The EU approved its 20th sanctions package against Russia alongside a 90 billion euro loan package in support of Ukraine. This package ranks among the more stringent recent sanctions rounds, simultaneously targeting Russia’s shadow fleet, financial transactions, crypto asset channels, defense industry supply chains, and third-country circumvention networks.
The direct utility of these sanctions focuses less on the immediate cutoff of the Russian economy and more on structurally raising the maintenance costs of existing circumvention channels and external procurement networks. The combination of vessel designations, financial transaction restrictions, crypto asset blocking, and third-country entity sanctions reconfigures Russia’s transaction routes into higher-cost structures and deepens logistical complexity.

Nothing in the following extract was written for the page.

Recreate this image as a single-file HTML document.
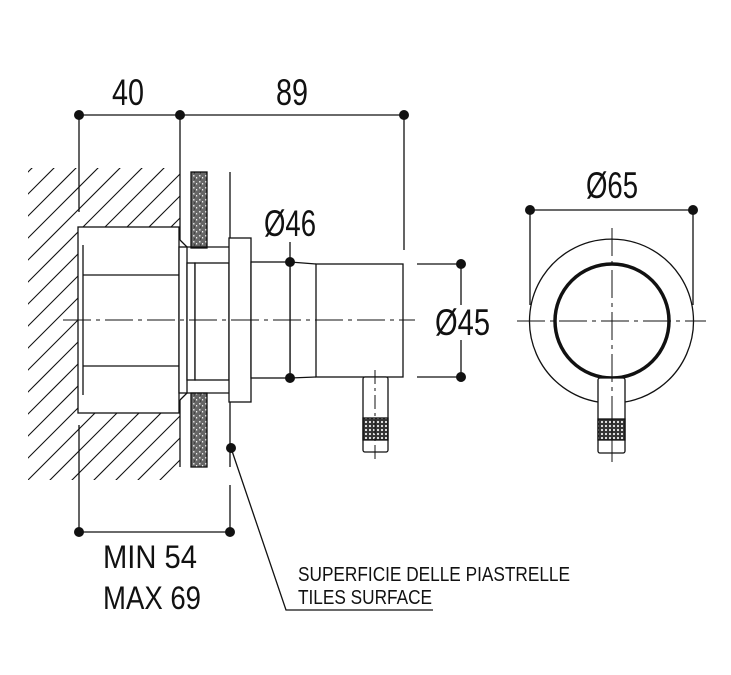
<!DOCTYPE html>
<html><head><meta charset="utf-8"><style>
html,body{margin:0;padding:0;background:#fff;width:731px;height:675px;overflow:hidden}
text{font-family:"Liberation Sans",sans-serif;fill:#111}
</style></head><body>
<svg width="731" height="675" viewBox="0 0 731 675" xmlns="http://www.w3.org/2000/svg">
<defs>
<clipPath id="wall"><path d="M28 168 H180 V227 H78 V413 H180 V480 H28 Z"/></clipPath>
<pattern id="spk" width="6" height="6" patternUnits="userSpaceOnUse">
<rect width="6" height="6" fill="#666"/><rect x="1" y="1" width="1.5" height="1.5" fill="#ddd"/><rect x="4" y="3" width="1.2" height="1.5" fill="#eee"/><rect x="2" y="4.5" width="1" height="1" fill="#222"/></pattern>
<pattern id="knurl" width="4" height="4" patternUnits="userSpaceOnUse"><rect width="4" height="4" fill="#333"/><circle cx="2" cy="2" r="1.1" fill="#eee"/></pattern>
</defs>
<g stroke="#111" stroke-width="1.3" fill="none">
<g clip-path="url(#wall)" stroke-width="1.1">
<line x1="-300" y1="500" x2="40" y2="160"/><line x1="-278" y1="500" x2="62" y2="160"/>
<line x1="-256" y1="500" x2="84" y2="160"/><line x1="-234" y1="500" x2="106" y2="160"/>
<line x1="-212" y1="500" x2="128" y2="160"/><line x1="-190" y1="500" x2="150" y2="160"/>
<line x1="-168" y1="500" x2="172" y2="160"/><line x1="-146" y1="500" x2="194" y2="160"/>
<line x1="-124" y1="500" x2="216" y2="160"/><line x1="-102" y1="500" x2="238" y2="160"/>
<line x1="-80" y1="500" x2="260" y2="160"/><line x1="-58" y1="500" x2="282" y2="160"/>
<line x1="-36" y1="500" x2="304" y2="160"/><line x1="-14" y1="500" x2="326" y2="160"/>
<line x1="8" y1="500" x2="348" y2="160"/><line x1="30" y1="500" x2="370" y2="160"/>
<line x1="52" y1="500" x2="392" y2="160"/><line x1="74" y1="500" x2="414" y2="160"/>
<line x1="96" y1="500" x2="436" y2="160"/><line x1="118" y1="500" x2="458" y2="160"/>
<line x1="140" y1="500" x2="480" y2="160"/><line x1="162" y1="500" x2="502" y2="160"/>
<line x1="184" y1="500" x2="524" y2="160"/><line x1="206" y1="500" x2="546" y2="160"/>
</g>
<rect x="191" y="172" width="16" height="76" fill="url(#spk)"/>
<rect x="191" y="393" width="16" height="74" fill="url(#spk)"/>
<line x1="79" y1="115" x2="79" y2="212"/><line x1="79" y1="425" x2="79" y2="532"/>
<line x1="180" y1="115" x2="180" y2="240"/><line x1="180" y1="400" x2="180" y2="467"/>
<line x1="404" y1="115" x2="404" y2="250"/>
<line x1="230" y1="172" x2="230" y2="467"/><line x1="230" y1="485" x2="230" y2="532"/>
<line x1="79" y1="115" x2="404" y2="115"/>
<line x1="79" y1="532" x2="230" y2="532"/>
<line x1="530" y1="210" x2="693" y2="210"/>
<line x1="530" y1="210" x2="530" y2="305"/><line x1="693" y1="210" x2="693" y2="305"/>
<line x1="290" y1="242" x2="290" y2="378"/>
<line x1="417" y1="264" x2="461" y2="264"/><line x1="417" y1="377" x2="461" y2="377"/>
<line x1="461" y1="264" x2="461" y2="305"/><line x1="461" y1="340" x2="461" y2="377"/>
<polyline points="231,448 286,610 433,610"/>
<rect x="78" y="227" width="101" height="186" fill="#fff"/>
<line x1="83" y1="275" x2="179" y2="275"/><line x1="83" y1="366" x2="179" y2="366"/>
<line x1="83" y1="245" x2="83" y2="395"/>
<polyline points="180,240 187,247 229,247"/><polyline points="180,400 187,393 229,393"/>
<rect x="179" y="247" width="8" height="146" fill="#fff"/>
<rect x="187" y="263" width="8" height="117" fill="#fff"/>
<rect x="195" y="263" width="34" height="117" fill="#fff"/>
<rect x="229" y="238" width="22" height="164" fill="#fff"/>
<rect x="251" y="262" width="39" height="116" fill="#fff"/>
<polyline points="290,262 316,264"/><polyline points="290,378 316,377"/>
<rect x="316" y="264" width="87" height="113" fill="#fff"/>
<rect x="363" y="377" width="25" height="75" rx="2" fill="#fff"/>
<rect x="363" y="418" width="25" height="22" fill="url(#knurl)"/>
<line x1="63" y1="320" x2="415" y2="320" stroke-dasharray="28,5,4,5" stroke-width="1"/>
<line x1="375" y1="370" x2="375" y2="462" stroke-dasharray="14,4,3,4" stroke-width="1"/>
<path d="M598 402 A82 82 0 1 1 625 402"/>
<circle cx="612" cy="321" r="57" stroke-width="3.5"/>
<rect x="598" y="378" width="27" height="75" rx="2" fill="#fff"/>
<rect x="598" y="419" width="27" height="21" fill="url(#knurl)"/>
<line x1="517" y1="321" x2="706" y2="321" stroke-dasharray="28,5,4,5" stroke-width="1"/>
<line x1="612" y1="228" x2="612" y2="462" stroke-dasharray="28,5,4,5" stroke-width="1"/>
</g>
<g fill="#111">
<circle cx="79" cy="115" r="5"/><circle cx="180" cy="115" r="5"/><circle cx="404" cy="115" r="5"/>
<circle cx="79" cy="532" r="5"/><circle cx="230" cy="532" r="5"/><circle cx="231" cy="448" r="5"/>
<circle cx="290" cy="262" r="5"/><circle cx="290" cy="378" r="5"/>
<circle cx="461" cy="264" r="5"/><circle cx="461" cy="377" r="5"/>
<circle cx="530" cy="210" r="5"/><circle cx="693" cy="210" r="5"/>
</g>
<text x="112" y="105" font-size="37" textLength="32" lengthAdjust="spacingAndGlyphs">40</text>
<text x="276" y="105" font-size="37" textLength="32" lengthAdjust="spacingAndGlyphs">89</text>
<text x="586" y="198" font-size="37" textLength="52" lengthAdjust="spacingAndGlyphs">Ø65</text>
<text x="264" y="236" font-size="37" textLength="52" lengthAdjust="spacingAndGlyphs">Ø46</text>
<text x="435" y="335" font-size="37" textLength="55" lengthAdjust="spacingAndGlyphs">Ø45</text>
<text x="103" y="568" font-size="32" textLength="94" lengthAdjust="spacingAndGlyphs">MIN 54</text>
<text x="103" y="609" font-size="32" textLength="98" lengthAdjust="spacingAndGlyphs">MAX 69</text>
<text x="298" y="581" font-size="20" textLength="272" lengthAdjust="spacingAndGlyphs">SUPERFICIE DELLE PIASTRELLE</text>
<text x="298" y="604" font-size="20" textLength="134" lengthAdjust="spacingAndGlyphs">TILES SURFACE</text>
</svg>
</body></html>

These measures were enacted at a moment when diplomatic channels around the Ukraine war are being reactivated. Regardless of whether a summit-level meeting is confirmed, discussions of a Zelensky-Putin meeting via Turkey and Russia’s tabling of its conditions signal that negotiation pathways are back under test. In this context, EU sanctions operate as a pressure mechanism adjusting the cost structure of the future negotiating environment.
Energy constraints are the central variable in this package. Europe’s direct dependence on Russian energy has declined since 2022, but Russian energy leverage has not disappeared. Should energy prices rise due to US-Iran tensions and pressure on the Strait of Hormuz, Russian energy could reclaim negotiating leverage through price formation, alternative supply chain dynamics, and member-state energy cost burdens, independent of its actual supply share.

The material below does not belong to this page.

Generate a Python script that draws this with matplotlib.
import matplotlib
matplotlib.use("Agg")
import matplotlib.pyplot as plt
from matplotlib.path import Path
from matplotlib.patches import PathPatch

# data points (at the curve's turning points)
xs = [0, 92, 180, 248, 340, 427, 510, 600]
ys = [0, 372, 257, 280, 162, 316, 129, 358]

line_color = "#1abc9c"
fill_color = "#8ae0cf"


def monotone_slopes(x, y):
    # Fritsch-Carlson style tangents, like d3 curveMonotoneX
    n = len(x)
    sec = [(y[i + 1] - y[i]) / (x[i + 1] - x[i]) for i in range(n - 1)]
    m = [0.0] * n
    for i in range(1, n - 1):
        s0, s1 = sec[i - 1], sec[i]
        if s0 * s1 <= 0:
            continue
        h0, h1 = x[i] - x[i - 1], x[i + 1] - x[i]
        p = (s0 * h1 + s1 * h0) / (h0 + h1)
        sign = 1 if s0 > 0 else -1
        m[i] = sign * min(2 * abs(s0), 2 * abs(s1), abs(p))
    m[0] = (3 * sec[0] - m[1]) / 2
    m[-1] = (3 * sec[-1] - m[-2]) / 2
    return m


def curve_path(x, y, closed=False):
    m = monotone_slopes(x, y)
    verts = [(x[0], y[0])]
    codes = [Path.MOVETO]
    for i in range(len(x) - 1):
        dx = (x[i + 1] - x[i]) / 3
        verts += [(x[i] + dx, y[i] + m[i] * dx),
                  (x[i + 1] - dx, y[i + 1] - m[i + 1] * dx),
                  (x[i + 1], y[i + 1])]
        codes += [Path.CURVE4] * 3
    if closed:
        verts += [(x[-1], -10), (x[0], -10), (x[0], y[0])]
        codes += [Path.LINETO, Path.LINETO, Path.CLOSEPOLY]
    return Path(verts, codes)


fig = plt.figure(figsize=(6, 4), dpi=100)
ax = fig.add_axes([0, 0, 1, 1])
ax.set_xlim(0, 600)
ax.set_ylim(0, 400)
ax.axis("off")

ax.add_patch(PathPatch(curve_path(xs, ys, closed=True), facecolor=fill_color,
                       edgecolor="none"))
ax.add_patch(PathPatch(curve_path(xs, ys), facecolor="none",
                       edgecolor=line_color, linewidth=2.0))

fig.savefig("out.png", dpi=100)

The Ukraine loan is structural reinforcement that goes beyond simple humanitarian assistance. Of the 90 billion euros, 60 billion are tied to defense industry capacity building and defense procurement, while macro-financial support carries conditions on rule of law and anti-corruption. This loan is the core mechanism supplementing Ukraine’s wartime fiscal and defense sustainment capacity.

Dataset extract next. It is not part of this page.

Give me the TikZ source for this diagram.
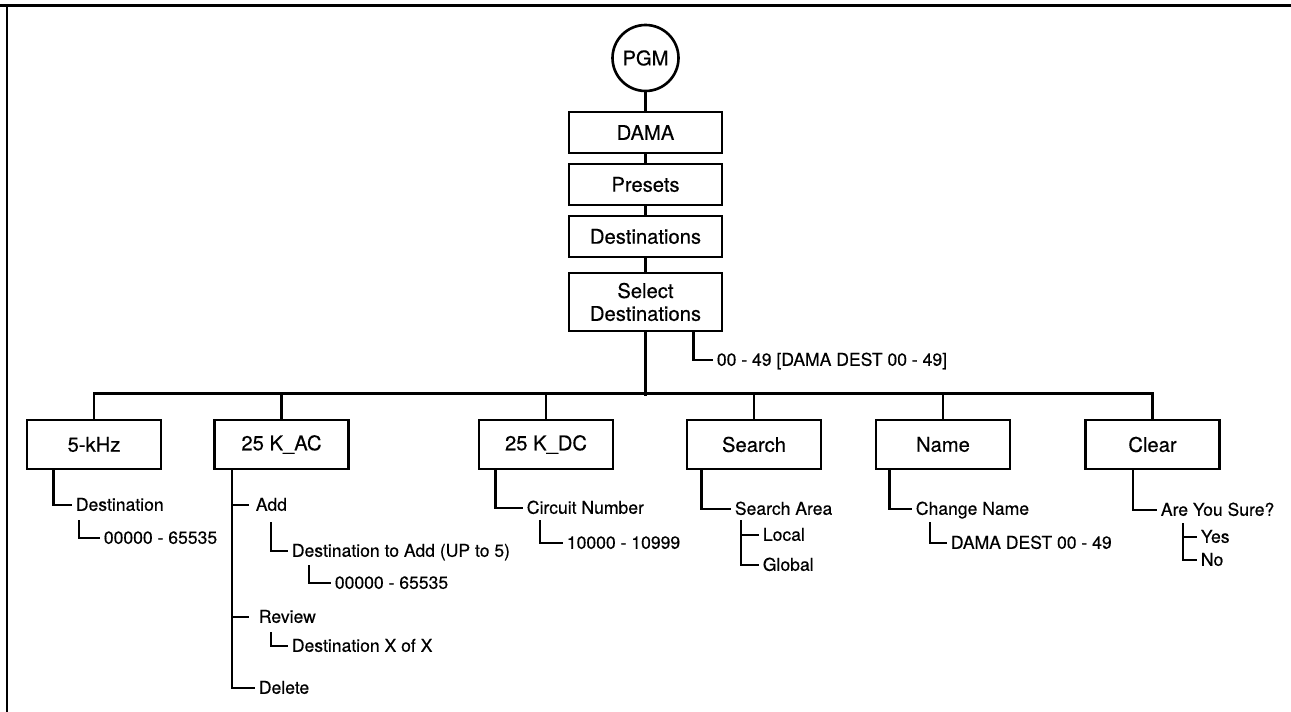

Three points warrant observation going forward.
-
Whether Russia-Ukraine summit-level negotiation channels convert into actual meetings.
-
Whether the EU can push through additional sanctions targeting Russian energy.
-
The degree to which Hormuz-driven energy price increases constrain Europe’s internal capacity to sustain sanctions.
The EU is simultaneously reinforcing Ukraine’s wartime sustainment capacity and raising Russia’s transactional friction costs. At the same time, rising energy prices increase the internal costs Europe must absorb when expanding Russian energy sanctions. This tension between competing pressures is the central watchpoint for the next phase.